EgoNav: Egocentric Scene-aware Human Trajectory Prediction
Weizhuo Wang, C. Karen Liu, Monroe Kennedy
TL;DR
This work tackles ego-centric trajectory prediction for wearable robots by conditioning future motion on both the past trajectory and a rich egocentric scene representation. It introduces a diffusion‑based predictor that operates on a compact Visual Memory embedding derived from aligned RGBD and semantic data, enabling multimodal future trajectory sampling at real‑time rates. Key contributions include the Visual Memory representation, a hybrid DDIM–DDPM sampling scheme for fast yet high‑fidelity inference, and a comprehensive egocentric navigation dataset with diverse indoor–outdoor scenarios. The results demonstrate improved collision avoidance and mode coverage over baselines, validating the approach for safer, scene‑aware human–robot collaboration and informing downstream planning and imitation learning tasks.
Abstract
Wearable collaborative robots stand to assist human wearers who need fall prevention assistance or wear exoskeletons.

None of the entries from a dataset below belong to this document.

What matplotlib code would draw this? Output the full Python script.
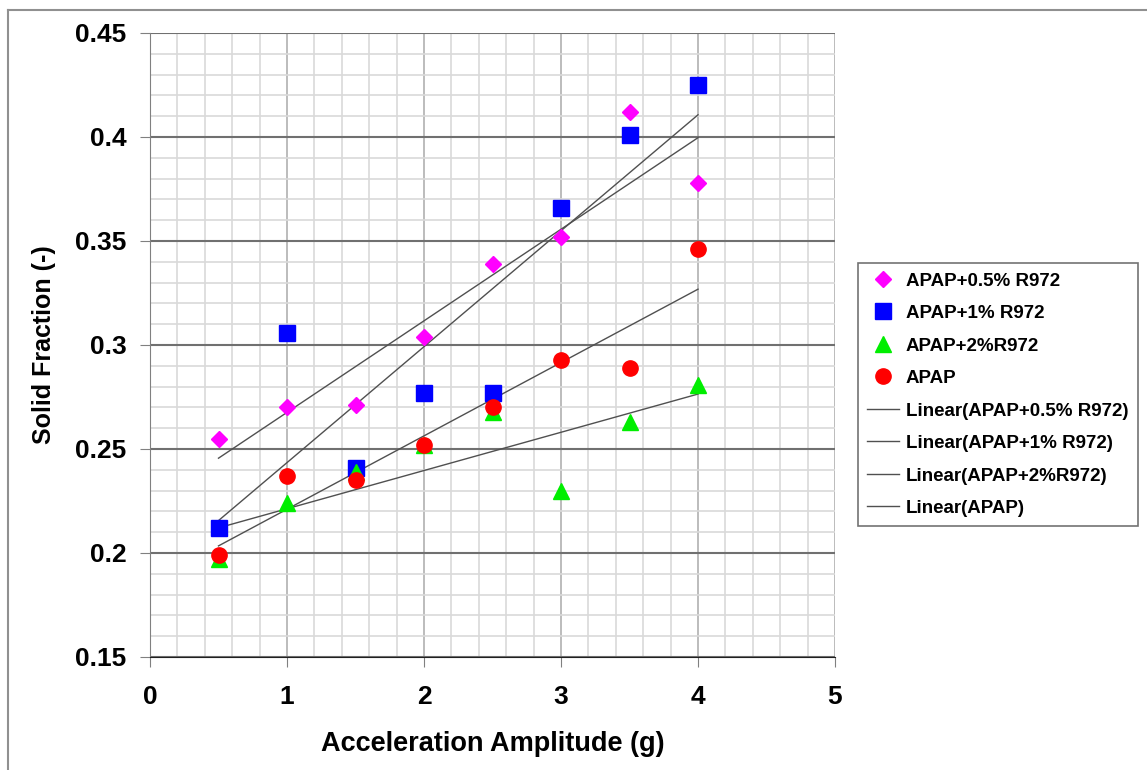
import matplotlib
matplotlib.use('agg')
import matplotlib.pyplot as plt
from matplotlib.ticker import MultipleLocator
from matplotlib.lines import Line2D
import numpy as np

plt.rcParams['font.family'] = ['Liberation Sans', 'DejaVu Sans']
plt.rcParams['font.weight'] = 'bold'

accel = [0.5, 1.0, 1.5, 2.0, 2.5, 3.0, 3.5, 4.0]
apap_05 = [0.255, 0.270, 0.271, 0.304, 0.339, 0.352, 0.412, 0.378]
apap_1 = [0.212, 0.306, 0.241, 0.277, 0.277, 0.366, 0.401, 0.425]
apap_2 = [0.197, 0.224, 0.239, 0.252, 0.268, 0.230, 0.263, 0.281]
apap = [0.199, 0.237, 0.235, 0.252, 0.270, 0.293, 0.289, 0.346]

series = [
    ('APAP+0.5% R972', apap_05, '#FF00FF', 'D', 8),
    ('APAP+1% R972', apap_1, '#0000FF', 's', 11),
    ('APAP+2%R972', apap_2, '#00EE00', '^', 11),
    ('APAP', apap, '#FF0000', 'o', 11),
]

fig = plt.figure(figsize=(11.47, 7.7), dpi=100)
ax = fig.add_axes([150/1147, 1-657/770, 685/1147, 624/770])

# frame lines around the chart area
fig.add_artist(Line2D([8/1147, 8/1147], [0, 1-10/770], color='#909090', lw=1.5))
fig.add_artist(Line2D([8/1147, 1], [1-10/770, 1-10/770], color='#909090', lw=1.5))

ax.set_xlim(0, 5)
ax.set_ylim(0.15, 0.45)
ax.xaxis.set_major_locator(MultipleLocator(1))
ax.xaxis.set_minor_locator(MultipleLocator(0.2))
ax.yaxis.set_major_locator(MultipleLocator(0.05))
ax.yaxis.set_minor_locator(MultipleLocator(0.01))

ax.grid(which='minor', color='#d9d9d9', lw=1.2)
ax.grid(which='major', axis='x', color='#b0b0b0', lw=1.2)
ax.grid(which='major', axis='y', color='#707070', lw=1.5)
ax.set_axisbelow(True)

for s in ['top', 'right']:
    ax.spines[s].set_visible(False)
ax.spines['left'].set_color('#808080')
ax.spines['bottom'].set_color('#202020')

ax.tick_params(which='major', direction='out', length=7, color='#808080',
               labelsize=19, pad=10)
ax.tick_params(which='minor', length=0)
ax.set_yticks([0.15, 0.2, 0.25, 0.3, 0.35, 0.4, 0.45])
ax.set_yticklabels(['0.15', '0.2', '0.25', '0.3', '0.35', '0.4', '0.45'])
ax.tick_params(axis='x', pad=13)

x = np.array(accel)
for name, ys, col, mk, ms in series:
    ax.plot(accel, ys, linestyle='none', marker=mk, color=col, markersize=ms,
            label=name, zorder=3)

for name, ys, col, mk, ms in series:
    k, b = np.polyfit(x, ys, 1)
    ax.plot([x.min(), x.max()], [k*x.min()+b, k*x.max()+b], color='#505050',
            lw=1, label='Linear(' + name + ')', zorder=2)

ax.set_xlabel('Acceleration Amplitude (g)', fontsize=19.5, fontweight='bold', labelpad=16)
ax.set_ylabel('Solid Fraction (-)', fontsize=18, fontweight='bold', labelpad=14)

leg = ax.legend(loc='upper left', bbox_to_anchor=(858/1147, 1-263/770),
                bbox_transform=fig.transFigure, fontsize=13.5, frameon=True,
                fancybox=False, edgecolor='#505050', handlelength=1.7,
                handletextpad=0.35, labelspacing=0.82, borderpad=0.5,
                borderaxespad=0)
leg.get_frame().set_linewidth(1.2)

fig.savefig('out.png', dpi=100)
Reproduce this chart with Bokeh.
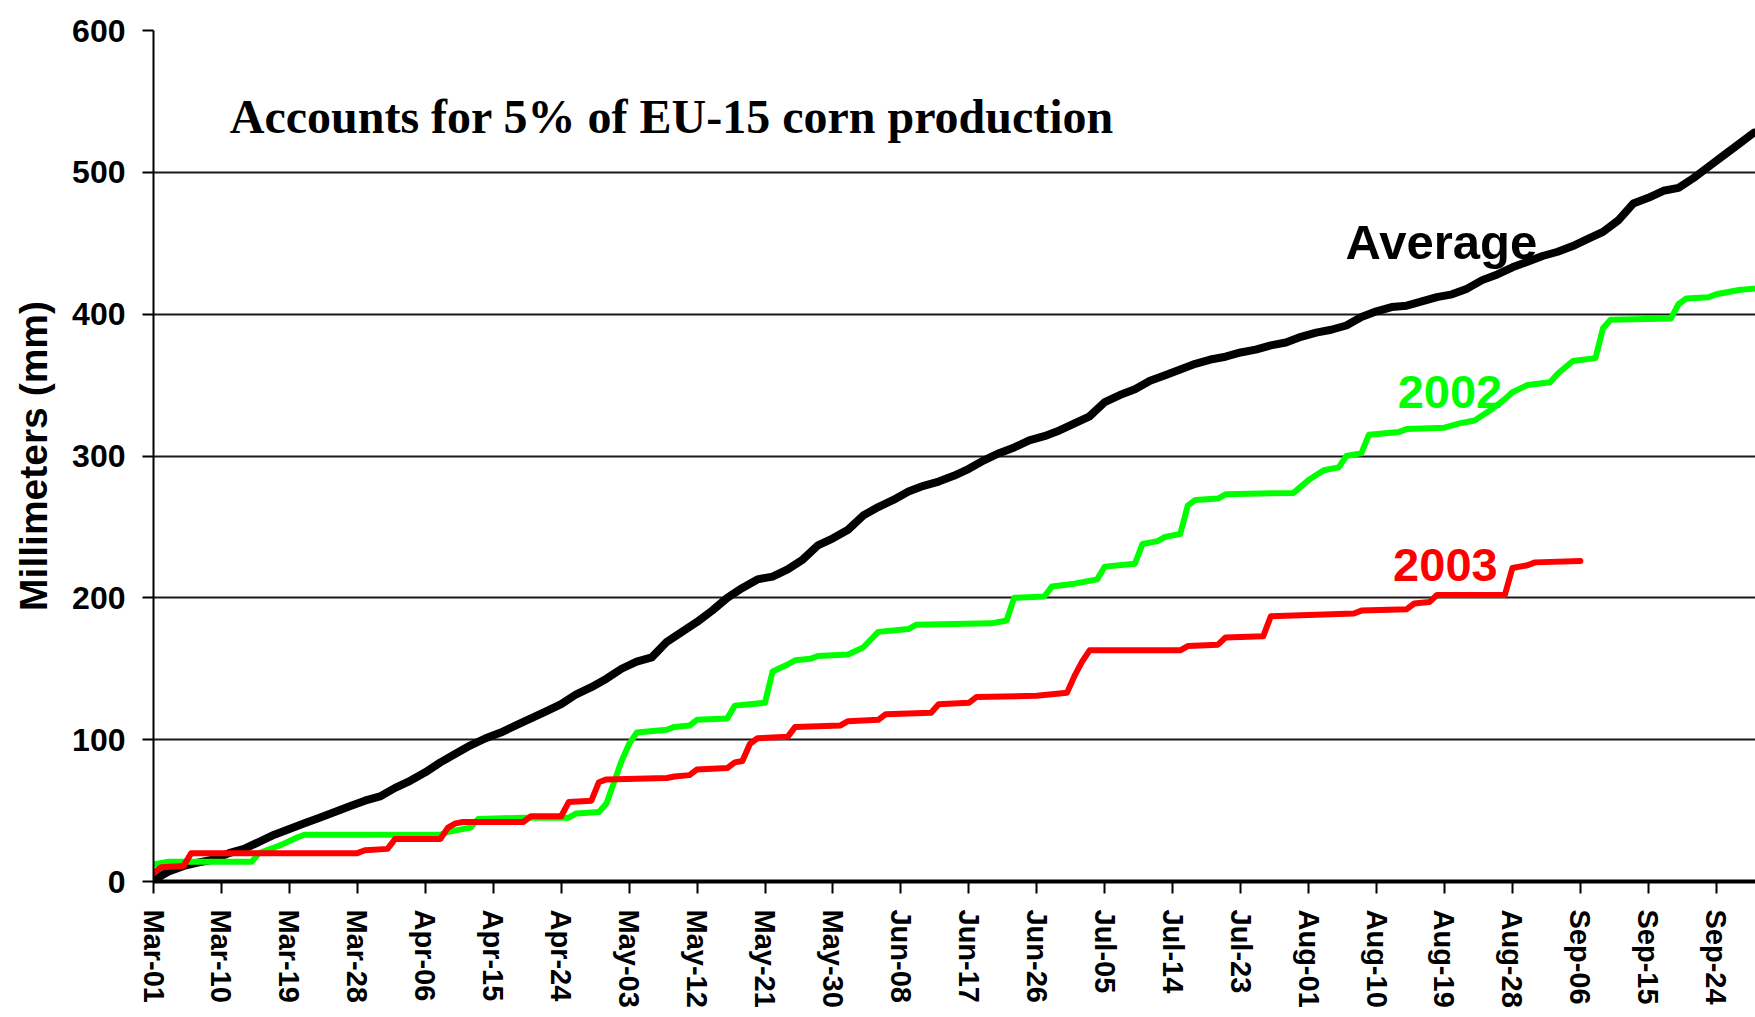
from bokeh.plotting import figure
from bokeh.models import Range1d, FixedTicker, Label
from bokeh.embed import file_html
from bokeh.resources import INLINE

# ---- data (day index from Mar-01, cumulative precipitation in mm) ----
tick_days = [0, 9, 18, 27, 36, 45, 54, 63, 72, 81, 90, 99, 108, 117, 126, 135,
             144, 153, 162, 171, 180, 189, 198, 207]
tick_labels = ["Mar-01", "Mar-10", "Mar-19", "Mar-28", "Apr-06", "Apr-15", "Apr-24",
               "May-03", "May-12", "May-21", "May-30", "Jun-08", "Jun-17", "Jun-26",
               "Jul-05", "Jul-14", "Jul-23", "Aug-01", "Aug-10", "Aug-19", "Aug-28",
               "Sep-06", "Sep-15", "Sep-24"]
y_ticks = [0, 100, 200, 300, 400, 500, 600]

avg_days = [0, 1, 2, 4, 6, 8, 10, 12, 14, 16, 18, 20, 22, 24, 26, 28, 30, 32, 34, 36,
            38, 40, 42, 44, 46, 48, 50, 52, 54, 56, 58, 60, 62, 64, 66, 68, 70, 72, 74,
            76, 78, 80, 82, 84, 86, 88, 90, 92, 94, 96, 98, 100, 102, 104, 106, 108,
            110, 112, 114, 116, 118, 120, 122, 124, 126, 128, 130, 132, 134, 136, 138,
            140, 142, 144, 146, 148, 150, 152, 154, 156, 158, 160, 162, 164, 166, 168,
            170, 172, 174, 176, 178, 180, 182, 184, 186, 188, 190, 192, 194, 196, 198,
            200, 202, 204, 206, 208, 210, 212]
avg_mm = [0, 4, 7, 11, 13.5, 15.5, 20, 23, 28, 33, 37, 41, 45, 49, 53, 57, 60, 66, 71, 77,
          84, 90, 96, 101, 105, 110, 115, 120, 125, 132, 137, 143, 150, 155, 158, 169, 176,
          183, 191, 200, 207, 213, 215, 220, 227, 237, 242, 248, 258, 264, 269, 275, 279,
          282, 286, 291, 297, 302, 306, 311, 314, 318, 323, 328, 338, 343, 347, 353, 357,
          361, 365, 368, 370, 373, 375, 378, 380, 384, 387, 389, 392, 398, 402, 405, 406,
          409, 412, 414, 418, 424, 428, 433, 437, 441, 444, 448, 453, 458, 466, 478, 482,
          487, 489, 496, 504, 512, 520, 528]

y2002_days = [0, 2, 13, 14, 16, 17, 19, 20, 38, 39, 42, 43, 49, 55, 56, 59, 60, 61, 62,
              63, 64, 68, 69, 71, 72, 76, 77, 81, 82, 84, 85, 87, 88, 92, 94, 96, 100,
              101, 111, 113, 114, 118, 119, 122, 125, 126, 130, 131, 133, 134, 136, 137,
              138, 141, 142, 151, 153, 155, 157, 158, 160, 161, 165, 166, 171, 173, 175,
              177, 179, 180, 182, 185, 186, 188, 191, 192, 193, 201, 202, 203, 206, 207,
              210, 212]
y2002_mm = [12, 14, 14, 20, 24, 26, 31, 33, 33, 35, 38, 44, 45, 45, 48, 49, 55, 70, 85,
            97, 105, 107, 109, 110, 114, 115, 124, 126, 148, 153, 156, 157, 159, 160, 165,
            176, 178, 181, 182, 184, 200, 201, 208, 210, 213, 222, 224, 238, 240, 243, 245,
            265, 269, 270, 273, 274, 283, 290, 292, 300, 302, 315, 317, 319, 320, 323, 325,
            332, 340, 345, 350, 352, 358, 367, 369, 390, 396, 397, 407, 411, 412, 414, 417,
            418]

y2003_days = [0, 1, 4, 5, 27, 28, 31, 32, 38, 39, 40, 41, 49, 50, 54, 55, 58, 59, 60, 68,
              69, 71, 72, 76, 77, 78, 79, 80, 84, 85, 91, 92, 96, 97, 103, 104, 108, 109,
              117, 121, 122, 123, 124, 136, 137, 141, 142, 147, 148, 159, 160, 166, 167,
              169, 170, 179, 180, 182, 183, 189]
y2003_mm = [6, 10, 11, 20, 20, 22, 23, 30, 30, 38, 41, 42, 42, 46, 46, 56, 57, 70, 72, 73,
            74, 75, 79, 80, 84, 85, 97, 101, 102, 109, 110, 113, 114, 118, 119, 125, 126,
            130, 131, 133, 145, 155, 163, 163, 166, 167, 172, 173, 187, 189, 191, 192, 196,
            197, 202, 202, 221, 223, 225, 226]

title_text = "Accounts for 5% of EU-15 corn production"
y_axis_title = "Millimeters (mm)"

# ---- figure ----
p = figure(width=1755, height=1010, output_backend="svg", toolbar_location=None,
           x_range=Range1d(0, 212.2), y_range=Range1d(0, 600),
           min_border_left=153, min_border_top=30, min_border_right=0,
           min_border_bottom=128)
p.outline_line_color = None
p.background_fill_color = "white"
p.border_fill_color = "white"

p.line(avg_days, avg_mm, line_color="black", line_width=8, line_cap="round",
       line_join="round")
p.line(y2002_days, y2002_mm, line_color="#00FF00", line_width=6, line_cap="round",
       line_join="round")
p.line(y2003_days, y2003_mm, line_color="#FF0000", line_width=6, line_cap="round",
       line_join="round")

# grid
p.xgrid.visible = False
p.ygrid.ticker = FixedTicker(ticks=y_ticks)
p.ygrid.grid_line_color = "black"
p.ygrid.grid_line_width = 2
p.ygrid.grid_line_alpha = 0.9

# x axis
p.xaxis.ticker = FixedTicker(ticks=tick_days)
p.xaxis.major_label_overrides = {d: s for d, s in zip(tick_days, tick_labels)}
p.xaxis.major_label_orientation = "vertical"
p.xaxis.major_label_text_font = "Liberation Sans"
p.xaxis.major_label_text_font_style = "bold"
p.xaxis.major_label_text_font_size = "29px"
p.xaxis.major_label_text_color = "black"
p.xaxis.major_label_standoff = 16
p.xaxis.axis_line_width = 4
p.xaxis.axis_line_color = "black"
p.xaxis.major_tick_out = 12
p.xaxis.major_tick_in = 0
p.xaxis.major_tick_line_width = 2
p.xaxis.minor_tick_line_color = None

# y axis
p.yaxis.ticker = FixedTicker(ticks=y_ticks)
p.yaxis.major_label_text_font = "Liberation Sans"
p.yaxis.major_label_text_font_style = "bold"
p.yaxis.major_label_text_font_size = "32px"
p.yaxis.major_label_text_color = "black"
p.yaxis.major_label_standoff = 17
p.yaxis.axis_line_width = 2
p.yaxis.axis_line_color = "black"
p.yaxis.major_tick_out = 11
p.yaxis.major_tick_in = 0
p.yaxis.major_tick_line_width = 2
p.yaxis.minor_tick_line_color = None
p.yaxis.axis_label = y_axis_title
p.yaxis.axis_label_text_font = "Liberation Sans"
p.yaxis.axis_label_text_font_style = "bold"
p.yaxis.axis_label_text_font_size = "39px"
p.yaxis.axis_label_text_color = "black"
p.yaxis.axis_label_standoff = 14

# texts inside the plot
p.add_layout(Label(x=10.1, y=539.5, text=title_text, text_font="Liberation Serif",
                   text_font_style="bold", text_font_size="48px", text_color="black",
                   text_baseline="alphabetic", text_align="left"))
p.add_layout(Label(x=157.9, y=450.9, text="Average", text_font="Liberation Sans",
                   text_font_style="bold", text_font_size="49px", text_color="black",
                   text_baseline="alphabetic", text_align="left"))
p.add_layout(Label(x=164.8, y=345.0, text="2002", text_font="Liberation Sans",
                   text_font_style="bold", text_font_size="47px", text_color="#00FF00",
                   text_baseline="alphabetic", text_align="left"))
p.add_layout(Label(x=164.2, y=223.2, text="2003", text_font="Liberation Sans",
                   text_font_style="bold", text_font_size="47px", text_color="#FF0000",
                   text_baseline="alphabetic", text_align="left"))

open("out.html", "w").write(file_html(p, INLINE))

Such a robot needs to be able to constantly adapt to the surrounding scene based on egocentric vision, and predict the ego motion of the wearer. In this work, we leveraged body-mounted cameras and sensors to anticipate the trajectory of human wearers through complex surroundings. To facilitate research in ego-motion prediction, we have collected a comprehensive walking scene navigation dataset centered on the user's perspective. We then present a method to predict human motion conditioning on the surrounding static scene. Our method leverages a diffusion model to produce a distribution of potential future trajectories, taking into account the user's observation of the environment. To that end, we introduce a compact representation to encode the user's visual memory of the surroundings, as well as an efficient sample-generating technique to speed up real-time inference of a diffusion model. We ablate our model and compare it to baselines, and results show that our model outperforms existing methods on key metrics of collision avoidance and trajectory mode coverage.